Paris, 7 de Janeiro

Admito que só ocasionalmente passava os olhos pelo semanário Charlie Hebdo e que nem sempre apreciei o teor político de alguns dos seus cartoons, mas não é por isso que aceito a indiferença perante o ataque brutal do qual na passada quarta-feira foram alvo alguns dos seus desenhadores, jornalistas e colaboradores. A barbárie expressa na iniciativa homicida dos assassinos vestidos de negro começou, como se sabe, na vontade de punir com a morte aqueles que consideravam responsáveis por alusões de teor satírico à figura do profeta Maomé. Mas não se tratou apenas de um gesto de vingança em nome de uma conceção rígida e intransigente do Islão: revelou também uma firme vontade de coagir pela força a liberdade de imprensa e o direito de opinião, atacando o papel do humor como instrumento de crítica e de humanidade.

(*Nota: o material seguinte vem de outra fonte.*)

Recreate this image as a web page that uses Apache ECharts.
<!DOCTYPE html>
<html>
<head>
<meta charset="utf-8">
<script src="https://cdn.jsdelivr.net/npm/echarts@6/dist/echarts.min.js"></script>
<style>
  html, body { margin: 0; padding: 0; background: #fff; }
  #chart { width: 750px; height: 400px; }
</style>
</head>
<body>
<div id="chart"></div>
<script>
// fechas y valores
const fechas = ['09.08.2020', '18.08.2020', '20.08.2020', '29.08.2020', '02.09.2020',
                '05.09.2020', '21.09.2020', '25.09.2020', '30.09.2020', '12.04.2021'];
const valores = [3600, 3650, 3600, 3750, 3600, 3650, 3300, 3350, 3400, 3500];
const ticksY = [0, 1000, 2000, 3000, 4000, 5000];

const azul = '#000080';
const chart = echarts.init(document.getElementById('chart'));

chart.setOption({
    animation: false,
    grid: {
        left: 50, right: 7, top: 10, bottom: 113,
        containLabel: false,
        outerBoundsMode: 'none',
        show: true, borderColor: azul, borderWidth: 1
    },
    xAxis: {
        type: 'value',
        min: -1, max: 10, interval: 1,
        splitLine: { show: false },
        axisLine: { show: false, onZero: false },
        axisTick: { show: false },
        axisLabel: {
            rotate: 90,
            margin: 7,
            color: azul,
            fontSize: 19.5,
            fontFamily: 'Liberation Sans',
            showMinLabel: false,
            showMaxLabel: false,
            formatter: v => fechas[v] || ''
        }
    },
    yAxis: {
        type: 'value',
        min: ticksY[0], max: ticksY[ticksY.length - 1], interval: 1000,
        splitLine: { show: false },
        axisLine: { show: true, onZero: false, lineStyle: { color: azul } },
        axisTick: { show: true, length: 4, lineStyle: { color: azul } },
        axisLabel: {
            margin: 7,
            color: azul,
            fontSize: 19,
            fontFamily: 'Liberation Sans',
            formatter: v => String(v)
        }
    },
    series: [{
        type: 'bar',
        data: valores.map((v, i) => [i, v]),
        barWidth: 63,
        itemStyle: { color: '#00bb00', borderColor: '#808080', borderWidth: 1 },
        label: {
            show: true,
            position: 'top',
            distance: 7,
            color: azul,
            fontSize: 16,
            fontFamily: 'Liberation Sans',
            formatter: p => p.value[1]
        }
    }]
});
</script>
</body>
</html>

Não adianta desviar a conversa, como fazem os setores para os quais tudo aquilo que de mau acontece no mundo e na própria Europa é em última análise culpa do Ocidente e do seu modelo cultural historicamente ancorado, no qual, recorde-se, em boa parte reside a matriz desses conceitos modernos de liberdade e de tolerância que permitem a tais pessoas proclamar os seus pontos de vista. Muito pelo contrário, é preciso sublinhar que ações desta natureza são de todo inaceitáveis, não podendo ser desculpabilizadas ou perdoadas. Devem até reforçar a vontade de resistir à ameaça terrorista por parte de quem preza os princípios basilares da democracia e não aceita a instalação global do medo e do obscurantismo.

Nesta direção, o ataque à sede parisiense do semanário francês ofereceu-nos também, apesar de tudo o que conteve de atroz e de irracional, algo de objetivamente positivo e que devemos aproveitar. Mostrou, por um lado, que a liberdade de expressão e de opinião não constitui um tema menor, um luxo próprio dos povos abastados ou protegidos, como insinua quem, tudo olhando de uma forma relativizada, subordina os direitos humanos à exclusiva satisfação das necessidades materiais primárias e procura mostrar que não existem valores, comuns às diversas culturas, que possam ser instrumentos de convivência e devam ser sempre respeitados.

Mas o ataque da Rua Nicolas Appert lembrou também, de uma forma muito objetiva, a quem da experiência do jornalismo tem vindo nas nossas sociedades a percorrer sem aparente sobressalto a via-sacra de servidão e da irrelevância, esquecendo ou desvalorizando a dimensão de responsabilidade cívica que em primeiro lugar a sua profissão deve conter, que a coragem e o compromisso não são palavras vãs, inúteis e sem qualquer reconhecimento público. Por elas deram a vida os profissionais que estavam na passada manhã de 7 de Janeiro no interior ou nas imediações da sede do Charlie Hebdo, merecendo os seus nomes ser lembrados como uma inspiração e com um agradecimento. Aqui ficam eles: Stéphane Charbonnier (Charb), Georges Wolinski, Jean Cabut (Cabu), Bernard Verlhac (Tignous), Philippe Honoré, Bernard Maris, Mustapha Ourad, Elsa Cayat, Franck Brinsolaro, Ahmed Merabet, Frédéric Boisseau, Michel Renaud.

Versão ligeiramente revista da crónica publicada no Diário As Beiras.